Rest assured, by and large the Dutch power supply truly is stable. Even so, small fluctuations in the high and medium voltage range occur more frequently than most people think. For the average business this is of no consequence and they can keep conducting business as usual. But a hospital is different. The Jeroen Bosch Hospital in Den Bosch recognized this, took precautions, and connected its critical medical equipment to an emergency power supply. Minor disruptions and deviations in the power supply could still shut down other systems, though, and the effects would ripple out. In one instance, the air treatment and other control systems had to be restarted. The result: a down time of several hours and cases of postponed medical treatment.
Overzealous transfer switches
The electrical 10 kV power supply employed at the hospital consisted two main distributors: one for critical equipment and one for all other systems.
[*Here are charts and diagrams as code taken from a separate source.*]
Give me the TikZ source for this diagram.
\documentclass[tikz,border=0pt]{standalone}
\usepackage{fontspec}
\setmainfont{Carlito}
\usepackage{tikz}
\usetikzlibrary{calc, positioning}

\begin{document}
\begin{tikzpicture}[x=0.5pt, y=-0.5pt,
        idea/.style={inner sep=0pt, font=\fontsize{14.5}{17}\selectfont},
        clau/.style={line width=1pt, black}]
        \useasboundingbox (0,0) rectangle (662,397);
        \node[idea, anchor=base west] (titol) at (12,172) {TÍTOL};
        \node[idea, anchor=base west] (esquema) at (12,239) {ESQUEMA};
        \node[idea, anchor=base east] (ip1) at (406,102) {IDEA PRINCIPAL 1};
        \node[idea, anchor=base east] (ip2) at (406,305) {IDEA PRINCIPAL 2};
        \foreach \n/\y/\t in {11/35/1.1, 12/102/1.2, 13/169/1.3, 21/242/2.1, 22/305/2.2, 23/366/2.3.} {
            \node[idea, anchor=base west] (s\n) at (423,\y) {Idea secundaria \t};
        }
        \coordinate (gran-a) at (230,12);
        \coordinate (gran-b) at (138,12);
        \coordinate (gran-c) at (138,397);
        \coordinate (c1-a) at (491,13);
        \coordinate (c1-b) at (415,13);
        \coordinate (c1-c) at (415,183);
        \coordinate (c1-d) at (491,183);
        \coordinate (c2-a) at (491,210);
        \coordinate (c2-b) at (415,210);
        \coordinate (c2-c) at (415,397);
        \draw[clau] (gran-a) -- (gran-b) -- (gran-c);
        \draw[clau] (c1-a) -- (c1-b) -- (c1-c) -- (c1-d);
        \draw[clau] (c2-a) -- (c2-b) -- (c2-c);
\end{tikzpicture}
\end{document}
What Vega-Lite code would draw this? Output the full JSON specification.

The voltage was constantly measured by transfer switches that were connected to the central PLC. And although the transfer switches were operating within specs, they were unable to differentiate minor issues and genuine hazards, based on the duration and magnitude of a surge or sag. As a result, the switch would occasionally cut off grid power due to sags that should have been within a tolerance envelope. We added some logic to the transfer switch so that it could properly classify ensuing issues. Our solution was to use a universal 10% setting (within the parameters of all connected equipment) in combination with a time delay. That is, don’t disconnect for very brief voltage sags (under 1 second) that are under 10%. Otherwise switch to backup power. Ben van der Linden, Technical Service Coordinator at the Jeroen Bosch Hospital, is pleased with the results of the power assessment and, more importantly, with the improvements that became possible: “Power sags were giving us problems several times per year. Together with Energy Solutions Center and Schneider Electric we finally found out why. We’re very happy with the advice they provided, as we could finally fix the problem. And it hasn’t occurred since.”